After the events in Charlottesville, Beaumont City Council members want to make it known that racism and riots won’t be tolerated in the city. Councilmembers Mike Getz and Audwin Samuel addressed a possible area of concern, at Monday’s meeting a confederate statute in Wiess Park.

“There is no place for racism in this country,” said Getz after the meeting. “And that statue can serve to remind us of a time when those conditions existed in the United States of America. And we should remember that, not as a celebration. But we should remember that as an education of how far we have come. That we have more in common by our common humanity than things that divide us.”

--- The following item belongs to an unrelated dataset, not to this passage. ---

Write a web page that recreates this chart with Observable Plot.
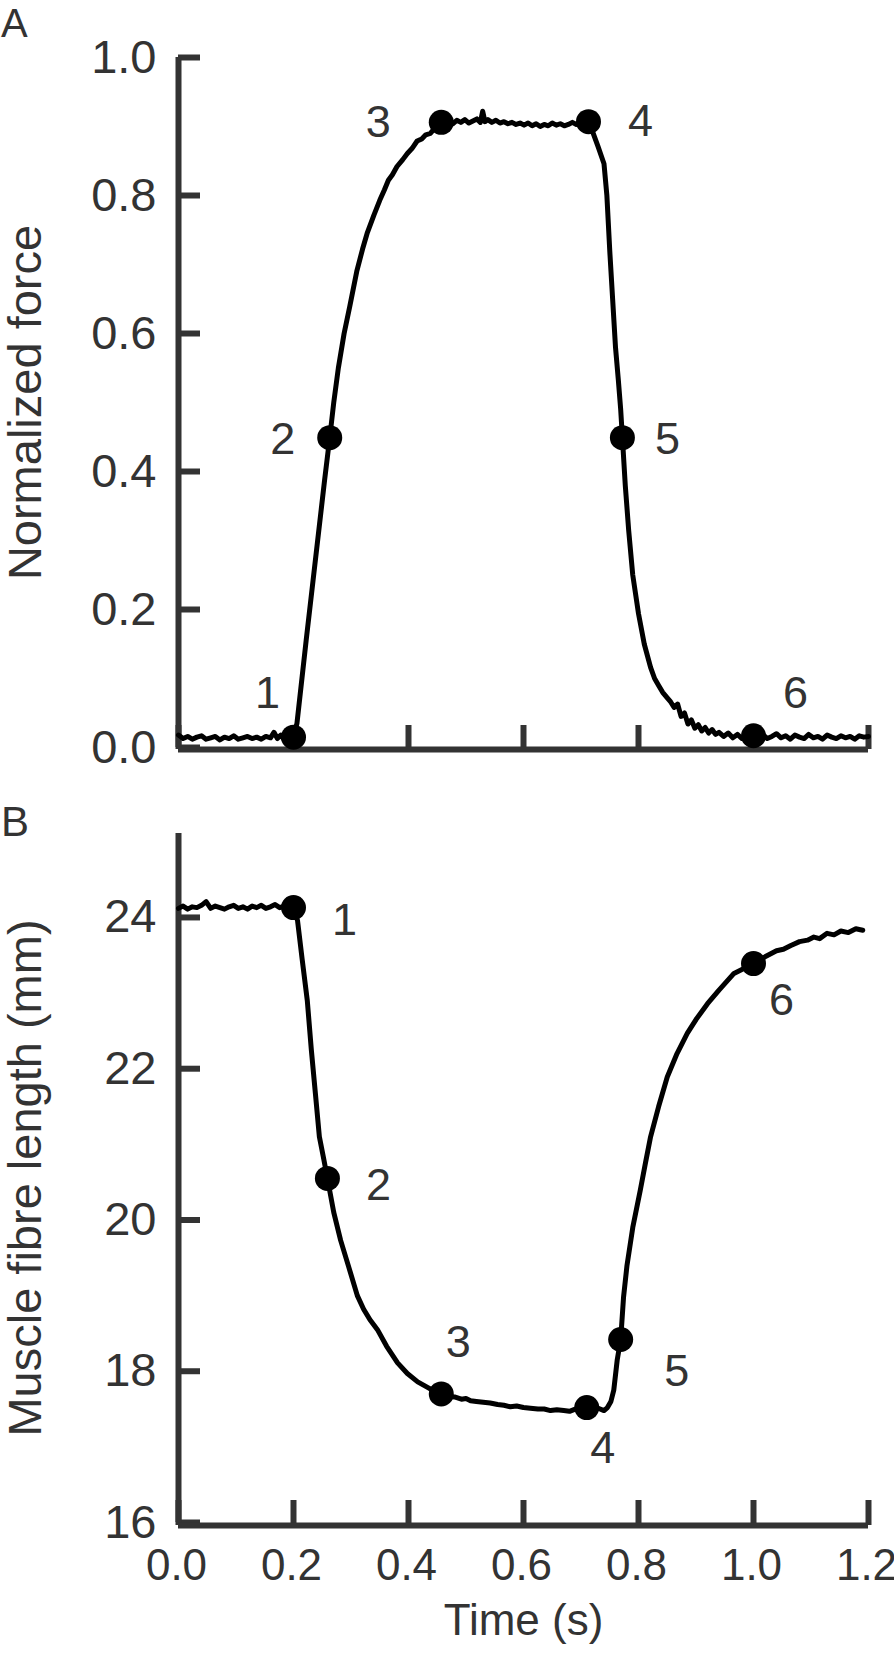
<!DOCTYPE html>
<html><head><meta charset="utf-8">
<script src="https://cdn.jsdelivr.net/npm/d3@7"></script>
<script src="https://cdn.jsdelivr.net/npm/@observablehq/plot@0.6"></script>
<style>
body{margin:0;background:#fff;}
#wrap{position:relative;width:894px;height:1653px;font-family:'Liberation Sans',Arial,Helvetica,sans-serif;color:#333;}
.panel{position:absolute;left:0;z-index:2;}
svg{display:block}
</style></head><body>
<div id="wrap"><div class="panel" style="top:3px;left:1px;font-size:40px;line-height:40px">A</div><div class="panel" style="top:801px;left:1px;font-size:42px;line-height:42px">B</div></div>
<script>
// ---------- DATA ----------
const pointLabels = ["1","2","3","4","5","6"];
const timeTicks = [0, 0.2, 0.4, 0.6, 0.8, 1.0, 1.2];
const forceTicks = [0, 0.2, 0.4, 0.6, 0.8, 1.0];
const lengthTicks = [16, 18, 20, 22, 24];

// Panel A: normalized force trace
const timeForce = [
  0.000,0.008,0.016,0.024,0.032,0.040,0.048,0.056,0.064,0.072,0.080,0.088,0.096,0.104,0.112,0.120,0.128,0.136,0.144,0.152,0.160,0.166,0.172,0.178,0.184,0.190,0.196,0.200,
  0.206,0.222,0.234,0.254,0.263,0.270,0.278,0.288,0.298,0.310,0.320,0.328,0.340,0.350,0.358,0.365,0.372,0.380,0.390,0.398,0.406,0.415,0.423,0.430,0.438,0.445,0.450,0.457,
  0.463,0.470,0.477,0.484,0.491,0.498,0.505,0.512,0.519,0.525,0.529,0.533,0.538,0.545,0.552,0.559,0.566,0.573,0.580,0.587,0.594,0.601,0.608,0.615,0.622,0.629,0.636,0.643,0.650,0.657,0.664,0.671,0.678,0.685,0.692,0.699,0.706,0.713,
  0.720,0.730,0.740,0.745,0.750,0.755,0.760,0.765,0.769,0.772,0.777,0.783,0.790,0.800,0.810,0.821,0.828,0.835,0.842,0.850,0.856,0.862,0.868,0.874,0.880,0.886,0.892,0.898,0.904,0.910,0.916,0.922,0.928,0.934,0.940,
  0.948,0.956,0.964,0.972,0.980,0.988,0.996,1.000,1.008,1.016,1.024,1.032,1.040,1.048,1.056,1.064,1.072,1.080,1.088,1.096,1.104,1.112,1.120,1.128,1.136,1.144,1.152,1.160,1.168,1.176,1.184,1.192,1.200
];
const force = [
  0.018,0.013,0.016,0.012,0.015,0.017,0.012,0.014,0.016,0.011,0.015,0.013,0.017,0.012,0.014,0.016,0.013,0.015,0.012,0.016,0.014,0.022,0.013,0.018,0.011,0.017,0.015,0.015,
  0.035,0.155,0.242,0.387,0.449,0.500,0.550,0.600,0.640,0.690,0.722,0.745,0.772,0.793,0.808,0.822,0.830,0.842,0.852,0.861,0.868,0.879,0.882,0.888,0.890,0.897,0.899,0.906,
  0.905,0.908,0.904,0.909,0.906,0.910,0.905,0.908,0.911,0.906,0.922,0.907,0.910,0.906,0.909,0.905,0.907,0.904,0.906,0.903,0.905,0.902,0.905,0.901,0.904,0.900,0.903,0.901,0.905,0.902,0.904,0.901,0.903,0.906,0.903,0.905,0.904,0.907,
  0.893,0.870,0.846,0.800,0.720,0.650,0.580,0.532,0.490,0.449,0.380,0.314,0.250,0.194,0.150,0.116,0.100,0.090,0.080,0.072,0.066,0.058,0.063,0.045,0.050,0.034,0.040,0.028,0.033,0.024,0.029,0.021,0.026,0.019,0.022,
  0.016,0.021,0.014,0.019,0.013,0.018,0.015,0.017,0.014,0.019,0.013,0.016,0.020,0.014,0.017,0.012,0.018,0.015,0.013,0.019,0.014,0.016,0.012,0.018,0.015,0.013,0.017,0.014,0.016,0.012,0.017,0.015,0.016
];
const dotTimeA = [0.200, 0.263, 0.457, 0.713, 0.772, 1.000];
const dotForce = [0.015, 0.449, 0.906, 0.907, 0.449, 0.017];

// Panel B: muscle fibre length trace (mm)
const timeLength = [
  0.000,0.008,0.016,0.024,0.032,0.040,0.048,0.056,0.064,0.072,0.080,0.088,0.096,0.104,0.112,0.120,0.128,0.136,0.144,0.152,0.160,0.168,0.176,0.184,0.192,0.200,
  0.203,0.207,0.215,0.224,0.231,0.238,0.245,0.252,0.259,0.270,0.282,0.296,0.311,0.322,0.333,0.346,0.362,0.381,0.398,0.416,0.437,0.457,
  0.468,0.480,0.492,0.500,0.508,0.518,0.530,0.542,0.555,0.566,0.577,0.588,0.600,0.612,0.625,0.636,0.647,0.658,0.670,0.680,0.690,0.700,0.710,
  0.720,0.730,0.740,0.746,0.752,0.757,0.763,0.769,0.774,0.780,0.790,0.803,0.812,0.821,0.835,0.850,0.867,0.885,0.900,0.920,0.940,0.966,0.985,1.000,1.020,1.040,1.052,1.065,1.080,1.094,1.105,1.115,1.128,1.140,1.152,1.165,1.178,1.190
];
const fibreLength = [
  24.12,24.15,24.11,24.14,24.13,24.16,24.21,24.12,24.15,24.13,24.11,24.14,24.16,24.12,24.14,24.11,24.15,24.13,24.16,24.12,24.14,24.17,24.13,24.15,24.14,24.13,
  24.05,23.96,23.45,22.90,22.25,21.68,21.10,20.83,20.55,20.10,19.73,19.38,19.00,18.82,18.68,18.55,18.33,18.11,17.97,17.86,17.77,17.70,
  17.67,17.66,17.63,17.64,17.61,17.60,17.59,17.58,17.56,17.55,17.53,17.54,17.52,17.51,17.50,17.50,17.48,17.49,17.48,17.47,17.50,17.49,17.52,
  17.49,17.51,17.48,17.52,17.60,17.75,18.15,18.42,18.98,19.40,19.90,20.39,20.75,21.10,21.50,21.89,22.20,22.47,22.65,22.86,23.04,23.26,23.33,23.39,23.48,23.56,23.58,23.63,23.68,23.70,23.74,23.72,23.79,23.77,23.82,23.80,23.85,23.83
];
const dotTimeB = [0.200, 0.259, 0.457, 0.710, 0.769, 1.000];
const dotLength = [24.13, 20.55, 17.70, 17.52, 18.42, 23.39];

// ---------- CHART ----------
const font = "'Liberation Sans', Arial, Helvetica, sans-serif";
const axisColor = "#333";
const style = {fontSize: "44px", fontFamily: font, color: axisColor, background: "white", overflow: "visible"};

// label offsets (px) from each dot — styling only
const labelShiftA = [[-26,-44],[-47,2],[-63,0],[52,0],[45,2],[42,-42]];
const labelShiftB = [[51,13],[51,7],[17,-51],[16,41],[56,32],[28,37]];

const seriesA = timeForce.map((t, i) => ({t, v: force[i]}));
const dotsA = dotTimeA.map((t, i) => ({t, v: dotForce[i], label: pointLabels[i]}));
const seriesB = timeLength.map((t, i) => ({t, v: fibreLength[i]}));
const dotsB = dotTimeB.map((t, i) => ({t, v: dotLength[i], label: pointLabels[i]}));

const labelMarks = (dots, shifts) => dots.map((d, i) =>
  Plot.text([d], {x: "t", y: "v", text: "label", dx: shifts[i][0], dy: shifts[i][1], fill: axisColor, fontSize: 45}));

const plotA = Plot.plot({
  width: 894, height: 790,
  marginTop: 57, marginBottom: 43, marginLeft: 178, marginRight: 26,
  x: {domain: [0, 1.2]},
  y: {domain: [0, 1]},
  style,
  marks: [
    Plot.axisY(forceTicks, {tickSize: -22, strokeWidth: 6, stroke: axisColor, fill: "none", label: null}),
    Plot.axisY(forceTicks, {tickSize: 0, tickPadding: 22, tickFormat: d3.format(".1f"), label: "Normalized force", labelAnchor: "center", labelOffset: 171, labelArrow: "none", fontSize: 47}),
    Plot.axisX(timeTicks, {tickSize: -24, strokeWidth: 6, stroke: axisColor, fill: "none", label: null, dy: 2}),
    Plot.ruleX([0], {stroke: axisColor, strokeWidth: 6}),
    Plot.ruleY([0], {stroke: axisColor, strokeWidth: 6, dy: 2}),
    Plot.line(seriesA, {x: "t", y: "v", stroke: "black", strokeWidth: 5, strokeLinejoin: "round", strokeLinecap: "round"}),
    Plot.dot(dotsA, {x: "t", y: "v", r: 12.5, fill: "black"}),
    ...labelMarks(dotsA, labelShiftA)
  ]
});

const plotB = Plot.plot({
  width: 894, height: 863,
  marginTop: 43, marginBottom: 131, marginLeft: 178, marginRight: 26,
  x: {domain: [0, 1.2]},
  y: {domain: [16, 25.11]},
  style,
  marks: [
    Plot.axisY(lengthTicks, {tickSize: -22, strokeWidth: 6, stroke: axisColor, fill: "none", label: null}),
    Plot.axisY(lengthTicks, {tickSize: 0, tickPadding: 22, tickFormat: d3.format("d"), label: "Muscle fibre length (mm)", labelAnchor: "center", labelOffset: 171, labelArrow: "none", fontSize: 47}),
    Plot.axisX(timeTicks, {tickSize: -25, strokeWidth: 6, stroke: axisColor, fill: "none", label: null, dy: 3}),
    Plot.axisX(timeTicks, {tickSize: 0, tickPadding: 26, tickFormat: d3.format(".1f"), label: "Time (s)", labelAnchor: "center", labelOffset: 112, labelArrow: "none", dx: -2}),
    Plot.ruleX([0], {stroke: axisColor, strokeWidth: 6}),
    Plot.ruleY([16], {stroke: axisColor, strokeWidth: 6, dy: 3}),
    Plot.line(seriesB, {x: "t", y: "v", stroke: "black", strokeWidth: 5, strokeLinejoin: "round", strokeLinecap: "round"}),
    Plot.dot(dotsB, {x: "t", y: "v", r: 12.5, fill: "black"}),
    ...labelMarks(dotsB, labelShiftB)
  ]
});

const wrap = document.getElementById("wrap");
wrap.appendChild(plotA);
wrap.appendChild(plotB);
</script>
</body></html>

The solution for Getz, simple

“A plaque or a device of some sort that would serve to, give a statement as to the horrors of the institution of slavery,” said Getz. “To denounce racism and to let the people of our community and our citizen’s know, that Beaumont is not a place where that type of thing will be tolerated.”

Although Councilman Samuel agreed with most of what Getz had to say he stated that a plaque would not be sufficient. That something of equal value should be erected to denounce the values that the confederate army fought for but not the soldiers themselves.

A special workshop has been requested to figure out the best course of action to handle the monument.